Work to complete:
Tally how many lines of these entries hold the string "that". Return the number alone.

Material provided:
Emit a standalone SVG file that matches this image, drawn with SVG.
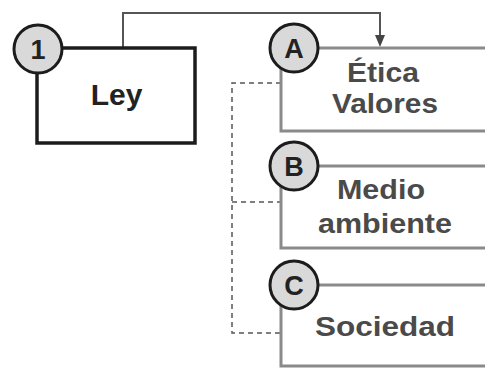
<svg xmlns="http://www.w3.org/2000/svg" width="485" height="368" viewBox="0 0 485 368">
<defs>
<style>
.main{fill:#fff;stroke:#1c1c1c;stroke-width:3.5}
.box{fill:#fff;stroke:#8a8a8a;stroke-width:3}
.badge{fill:#d9d9d9;stroke:#1c1c1c;stroke-width:3}
.blabel{font-family:"Liberation Sans",Arial,sans-serif;font-weight:bold;font-size:27px;fill:#222;text-anchor:middle}
.txt{font-family:"Liberation Sans",Arial,sans-serif;font-weight:bold;font-size:28px;fill:#4a4a4a;text-anchor:middle}
.ley{font-family:"Liberation Sans",Arial,sans-serif;font-weight:bold;font-size:30px;fill:#222;text-anchor:middle}
.solid{fill:none;stroke:#555;stroke-width:2}
.dash{fill:none;stroke:#555;stroke-width:1.5;stroke-dasharray:5 4}
.head{fill:#444}
</style>
</defs>
<rect width="485" height="368" fill="#fff"/>
<g id="connectors">
<path class="solid" d="M123,48 V13 H380 V36"/>
<path class="head" d="M375,35 L385,35 L380,47 Z"/>
<path class="dash" d="M281,83 H232 V333 H281"/>
<path class="dash" d="M232,202 H281"/>
</g>
<g id="node-ley">
<rect class="main" x="37" y="48" width="158" height="95"/>
<text class="ley" x="116.5" y="105">Ley</text>
<circle class="badge" cx="38" cy="49" r="24"/>
<text class="blabel" x="38" y="59">1</text>
</g>
<g id="node-a">
<rect class="box" x="281" y="48" width="220" height="83"/>
<text class="txt" x="383" y="82" textLength="72" lengthAdjust="spacingAndGlyphs">Ética</text>
<text class="txt" x="385" y="113" textLength="106" lengthAdjust="spacingAndGlyphs">Valores</text>
<circle class="badge" cx="294" cy="48" r="24"/>
<text class="blabel" x="294" y="58">A</text>
</g>
<g id="node-b">
<rect class="box" x="281" y="166" width="220" height="82"/>
<text class="txt" x="381" y="199" textLength="88" lengthAdjust="spacingAndGlyphs">Medio</text>
<text class="txt" x="385" y="233" textLength="134" lengthAdjust="spacingAndGlyphs">ambiente</text>
<circle class="badge" cx="294" cy="166" r="24"/>
<text class="blabel" x="294" y="176">B</text>
</g>
<g id="node-c">
<rect class="box" x="281" y="285" width="220" height="81"/>
<text class="txt" x="385" y="336" textLength="140" lengthAdjust="spacingAndGlyphs">Sociedad</text>
<circle class="badge" cx="294" cy="285" r="24"/>
<text class="blabel" x="294" y="295">C</text>
</g>
</svg>
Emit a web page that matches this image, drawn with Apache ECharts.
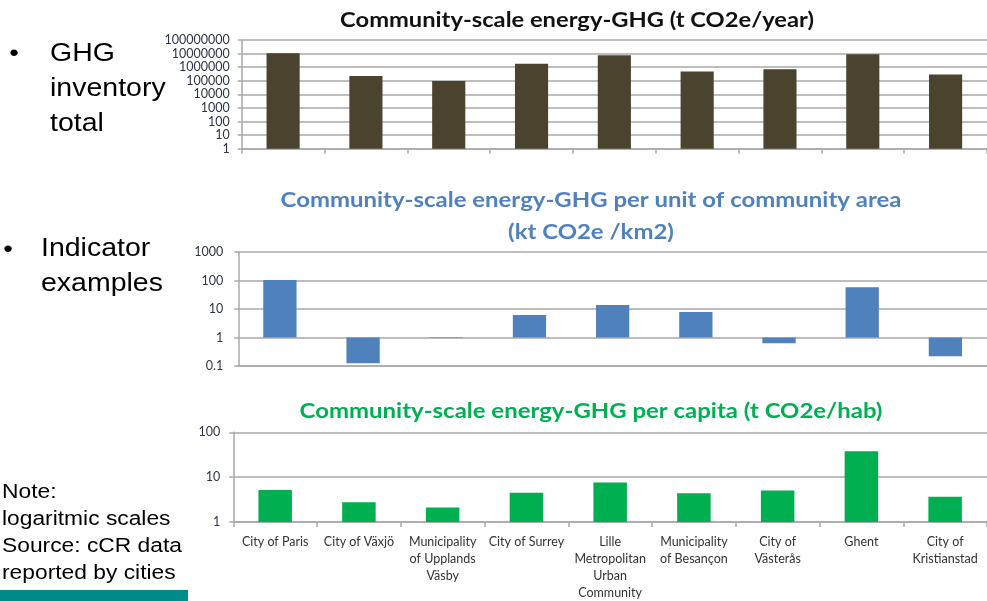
<!DOCTYPE html>
<html>
<head>
<meta charset="utf-8">
<script src="https://cdn.jsdelivr.net/npm/echarts@6/dist/echarts.min.js"></script>
<style>
  html, body { margin: 0; padding: 0; background: #fff; }
  #chart { width: 987px; height: 601px; }
</style>
</head>
<body>
<div id="chart"></div>
<script>
// Cities reporting to the cCR
const cities = [
  'City of Paris', 'City of Växjö', 'Municipality\nof Upplands\nVäsby', 'City of Surrey',
  'Lille\nMetropolitan\nUrban\nCommunity', 'Municipality\nof Besançon', 'City of\nVästerås',
  'Ghent', 'City of\nKristianstad'
];
// Community-scale energy-GHG, t CO2e/year
const totalGhg = [10700000, 220000, 95000, 1800000, 7700000, 490000, 690000, 9100000, 290000];
// per unit of community area, kt CO2e/km2
const ghgPerArea = [105, 0.124, 1.05, 6.2, 13.8, 7.9, 0.63, 58, 0.22];
// per capita, t CO2e/hab
const ghgPerCapita = [5.2, 2.75, 2.1, 4.5, 7.6, 4.35, 5.05, 38, 3.65];

// Log-scale tick labels, one per decade
const totalTicks = ['1', '10', '100', '1000', '10000', '100000', '1000000', '10000000', '100000000'];
const areaTicks = ['0.1', '1', '10', '100', '1000'];
const capitaTicks = ['1', '10', '100'];

const FONT = 'Lato, "Open Sans", sans-serif';
const SANS = '"Liberation Sans", Arial, sans-serif';
const WIDE = 1.14;            // slide text is set slightly wide
const GRID_COLOR = '#a9a9a9';
const LABEL_COLOR = '#2f3448';

function logAxis(gridIndex, min, max, ticks, margin) {
  const minExp = Math.round(Math.log10(min));
  return {
    type: 'log', logBase: 10, gridIndex, min, max, interval: 1,
    axisLine: { show: true, lineStyle: { color: GRID_COLOR, width: 1.5 } },
    axisTick: { show: true, length: 4, lineStyle: { color: GRID_COLOR, width: 1.5 } },
    splitLine: { show: true, lineStyle: { color: GRID_COLOR, width: 1.5 } },
    minorTick: { show: false }, minorSplitLine: { show: false },
    axisLabel: {
      margin, fontFamily: FONT, fontSize: 12.5, color: LABEL_COLOR,
      formatter: v => ticks[Math.round(Math.log10(v)) - minExp] ?? ''
    }
  };
}

function catAxis(gridIndex, showTicks, showLabels) {
  return {
    type: 'category', gridIndex, data: cities, boundaryGap: true,
    axisLine: { show: true, onZero: false, lineStyle: { color: GRID_COLOR, width: 1.5 } },
    axisTick: { show: showTicks, length: 5, lineStyle: { color: GRID_COLOR, width: 1.5 } },
    axisLabel: {
      show: showLabels, interval: 0, margin: 11, fontFamily: FONT, fontSize: 12.5,
      lineHeight: 17, color: '#333', align: 'center'
    }
  };
}

function slideText(x, y, text, font, fill, extra) {
  return Object.assign({ type: 'text', x, y, scaleX: WIDE,
    style: Object.assign({ text, font, fill }, extra) });
}

const chart = echarts.init(document.getElementById('chart'), null, { renderer: 'canvas' });

chart.setOption({
  animation: false,
  backgroundColor: '#fff',
  grid: [
    { left: 241.7, top: 40, width: 750, height: 108.7 },
    { left: 238.3, top: 252, width: 756, height: 114 },
    { left: 233.3, top: 432.3, width: 759, height: 91 }
  ],
  xAxis: [
    catAxis(0, true, false),
    catAxis(1, false, false),
    catAxis(2, true, true)
  ],
  yAxis: [
    logAxis(0, 1, 100000000, totalTicks, 12),
    logAxis(1, 0.1, 1000, areaTicks, 15),
    logAxis(2, 1, 100, capitaTicks, 13)
  ],
  series: [
    { type: 'bar', xAxisIndex: 0, yAxisIndex: 0, data: totalGhg, barWidth: '40%',
      itemStyle: { color: '#4a432e' } },
    { type: 'bar', xAxisIndex: 1, yAxisIndex: 1, data: ghgPerArea, barWidth: '40%',
      itemStyle: { color: '#4f81bd' } },
    { type: 'bar', xAxisIndex: 2, yAxisIndex: 2, data: ghgPerCapita, barWidth: '40%',
      itemStyle: { color: '#00b050' } }
  ],
  graphic: [
    // chart titles
    slideText(577, 20, 'Community-scale energy-GHG (t CO2e/year)', 'bold 20.8px ' + FONT, '#111',
      { align: 'center', verticalAlign: 'middle' }),
    slideText(591, 216, 'Community-scale energy-GHG per unit of community area\n(kt CO2e /km2)',
      'bold 21px ' + FONT, '#4f81bd', { align: 'center', verticalAlign: 'middle', lineHeight: 32 }),
    slideText(591, 411, 'Community-scale energy-GHG per capita (t CO2e/hab)', 'bold 21px ' + FONT, '#00b050',
      { align: 'center', verticalAlign: 'middle' }),
    // slide bullets
    slideText(14, 54, '•', '24px ' + SANS, '#000', { align: 'center', verticalAlign: 'middle' }),
    slideText(50, 36.5, 'GHG\ninventory\ntotal', '25px ' + SANS, '#000', { verticalAlign: 'top', lineHeight: 35 }),
    slideText(8, 250, '•', '24px ' + SANS, '#000', { align: 'center', verticalAlign: 'middle' }),
    slideText(41, 232, 'Indicator\nexamples', '25px ' + SANS, '#000', { verticalAlign: 'top', lineHeight: 35 }),
    // note
    slideText(2, 479, 'Note:\nlogaritmic scales\nSource: cCR data\nreported by cities', '20px ' + SANS, '#000',
      { verticalAlign: 'top', lineHeight: 27 }),
    { type: 'rect', shape: { x: 0, y: 590, width: 188, height: 11 }, style: { fill: '#008b8b' } }
  ]
});
</script>
</body>
</html>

Task result:
2